WHAT NEEDS TO BE DONE >>
Quote the data exactly, first line to the line containing "[knob=rootblue] (root) at", with no pictures.
┄┄┄┄┄┄┄┄┄┄┄┄┄┄┄┄┄┄┄┄
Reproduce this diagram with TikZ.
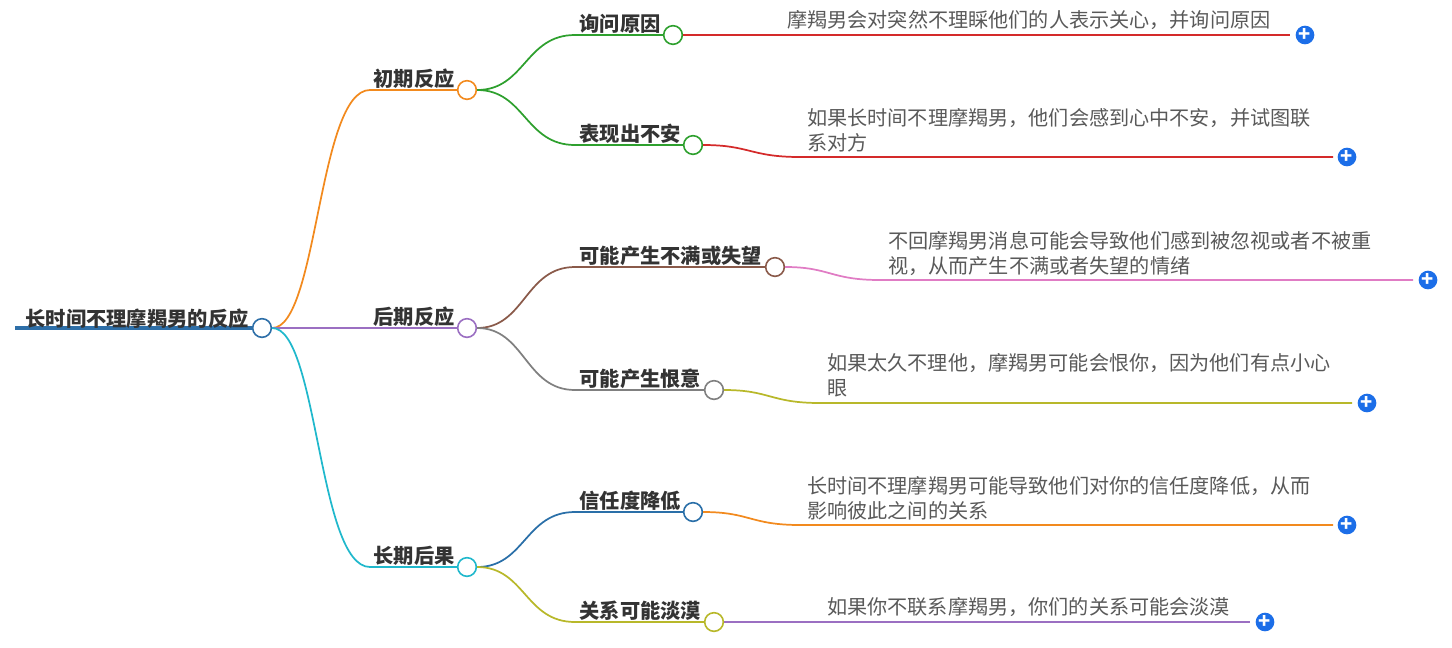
\documentclass[tikz,border=0pt]{standalone}
\usepackage{fontspec}
\setmainfont{Noto Sans CJK SC}
\usetikzlibrary{positioning}
\begin{document}
\begin{tikzpicture}[x=0.75pt,y=-0.75pt,
    knob/.style={circle, draw=#1, fill=white, line width=1.2pt, minimum size=14pt, inner sep=0pt},
    topic/.style={anchor=south west, inner sep=1pt, font=\fontsize{15.2}{17}\selectfont\bfseries, text=black!80},
    leaf/.style={anchor=north west, inner sep=0pt, align=left, font=\fontsize{15.1}{18.8}\selectfont, text=black!65},
    branch/.style={line width=1.3pt, draw=#1},
    plus/.style={circle, fill=plusblue, minimum size=14pt, inner sep=0pt, text=white, font=\bfseries\fontsize{15}{15}\selectfont}]
  \definecolor{rootblue}{HTML}{2E6FA8}
  \definecolor{orange}{HTML}{F28A1E}
  \definecolor{purple}{HTML}{9B6FC2}
  \definecolor{cyan}{HTML}{20B8CC}
  \definecolor{green}{HTML}{2EA02E}
  \definecolor{brown}{HTML}{8A5A4A}
  \definecolor{gray}{HTML}{808080}
  \definecolor{blue}{HTML}{2A6FA8}
  \definecolor{olive}{HTML}{B8B82A}
  \definecolor{red}{HTML}{D42A2A}
  \definecolor{pink}{HTML}{E07CC4}
  \definecolor{plusblue}{HTML}{1C6EE8}

  \useasboundingbox (0,0) rectangle (1452,647);

  % root
  \draw [line width=3pt, rootblue] (15,328) -- (262,328);
  \node [topic, anchor=south west] (roottext) at (24,330) {长时间不理摩羯男的反应};
  \node [knob=rootblue] (root) at (262,328) {};

  % first level
  \node [knob=orange] (early) at (467,90) {};
  \node [knob=purple] (late) at (467,328) {};
  \node [knob=cyan] (long) at (467,567) {};
  \node [topic] at (372,90) {初期反应};
  \node [topic] at (372,328) {后期反应};
  \node [topic] at (372,567) {长期后果};
  \draw [branch=orange] (root.east) .. controls (318,328) and (318,90) .. (370,90) -- (early.west);
  \draw [branch=purple] (root.east) -- (late.west);
  \draw [branch=cyan] (root.east) .. controls (318,328) and (318,567) .. (370,567) -- (long.west);

  % second level
  \node [knob=green] (ask) at (673,35) {};
  \node [knob=green] (uneasy) at (693,145) {};
  \node [knob=brown] (upset) at (775,267) {};
  \node [knob=gray] (grudge) at (714,390) {};
  \node [knob=blue] (trust) at (693,512) {};
  \node [knob=olive] (cold) at (714,622) {};
  \node [topic] at (578,35) {询问原因};
  \node [topic] at (578,145) {表现出不安};
  \node [topic] at (578,267) {可能产生不满或失望};
  \node [topic] at (578,390) {可能产生恨意};
  \node [topic] at (578,512) {信任度降低};
  \node [topic] at (578,622) {关系可能淡漠};
  \draw [branch=green] (early.east) .. controls (525,90) and (525,35) .. (575,35) -- (ask.west);
  \draw [branch=green] (early.east) .. controls (525,90) and (525,145) .. (575,145) -- (uneasy.west);
  \draw [branch=brown] (late.east) .. controls (525,328) and (525,267) .. (575,267) -- (upset.west);
  \draw [branch=gray] (late.east) .. controls (525,328) and (525,390) .. (575,390) -- (grudge.west);
  \draw [branch=blue] (long.east) .. controls (525,567) and (525,512) .. (575,512) -- (trust.west);
  \draw [branch=olive] (long.east) .. controls (525,567) and (525,622) .. (575,622) -- (cold.west);

  % leaves
  \node [plus] (p1) at (1305,35) {+};
  \node [plus] (p2) at (1347,157) {+};
  \node [plus] (p3) at (1428,280) {+};
  \node [plus] (p4) at (1367,403) {+};
  \node [plus] (p5) at (1347,525) {+};
  \node [plus] (p6) at (1265,622) {+};
  \node [leaf] at (787,10) {摩羯男会对突然不理睬他们的人表示关心，并询问原因};
  \node [leaf] at (807,108) {如果长时间不理摩羯男，他们会感到心中不安，并试图联\\系对方};
  \node [leaf] at (888,231) {不回摩羯男消息可能会导致他们感到被忽视或者不被重\\视，从而产生不满或者失望的情绪};
  \node [leaf] at (827,353) {如果太久不理他，摩羯男可能会恨你，因为他们有点小心\\眼};
  \node [leaf] at (807,476) {长时间不理摩羯男可能导致他们对你的信任度降低，从而\\影响彼此之间的关系};
  \node [leaf] at (827,597) {如果你不联系摩羯男，你们的关系可能会淡漠};
  \draw [branch=red] (ask.east) -- (1290,35);
  \draw [branch=red] (uneasy.east) .. controls (750,145) and (750,157) .. (800,157) -- (1333,157);
  \draw [branch=pink] (upset.east) .. controls (830,267) and (830,280) .. (880,280) -- (1413,280);
  \draw [branch=olive] (grudge.east) .. controls (770,390) and (770,403) .. (820,403) -- (1352,403);
  \draw [branch=orange] (trust.east) .. controls (750,512) and (750,525) .. (800,525) -- (1333,525);
  \draw [branch=purple] (cold.east) -- (1250,622);
\end{tikzpicture}
\end{document}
┄┄┄┄┄┄┄┄┄┄┄┄┄┄┄┄┄┄┄┄
REPLY >>
Reproduce this diagram with TikZ.
\documentclass[tikz,border=0pt]{standalone}
\usepackage{fontspec}
\setmainfont{Noto Sans CJK SC}
\usetikzlibrary{positioning}
\begin{document}
\begin{tikzpicture}[x=0.75pt,y=-0.75pt,
    knob/.style={circle, draw=#1, fill=white, line width=1.2pt, minimum size=14pt, inner sep=0pt},
    topic/.style={anchor=south west, inner sep=1pt, font=\fontsize{15.2}{17}\selectfont\bfseries, text=black!80},
    leaf/.style={anchor=north west, inner sep=0pt, align=left, font=\fontsize{15.1}{18.8}\selectfont, text=black!65},
    branch/.style={line width=1.3pt, draw=#1},
    plus/.style={circle, fill=plusblue, minimum size=14pt, inner sep=0pt, text=white, font=\bfseries\fontsize{15}{15}\selectfont}]
  \definecolor{rootblue}{HTML}{2E6FA8}
  \definecolor{orange}{HTML}{F28A1E}
  \definecolor{purple}{HTML}{9B6FC2}
  \definecolor{cyan}{HTML}{20B8CC}
  \definecolor{green}{HTML}{2EA02E}
  \definecolor{brown}{HTML}{8A5A4A}
  \definecolor{gray}{HTML}{808080}
  \definecolor{blue}{HTML}{2A6FA8}
  \definecolor{olive}{HTML}{B8B82A}
  \definecolor{red}{HTML}{D42A2A}
  \definecolor{pink}{HTML}{E07CC4}
  \definecolor{plusblue}{HTML}{1C6EE8}

  \useasboundingbox (0,0) rectangle (1452,647);

  % root
  \draw [line width=3pt, rootblue] (15,328) -- (262,328);
  \node [topic, anchor=south west] (roottext) at (24,330) {长时间不理摩羯男的反应};
  \node [knob=rootblue] (root) at (262,328) {};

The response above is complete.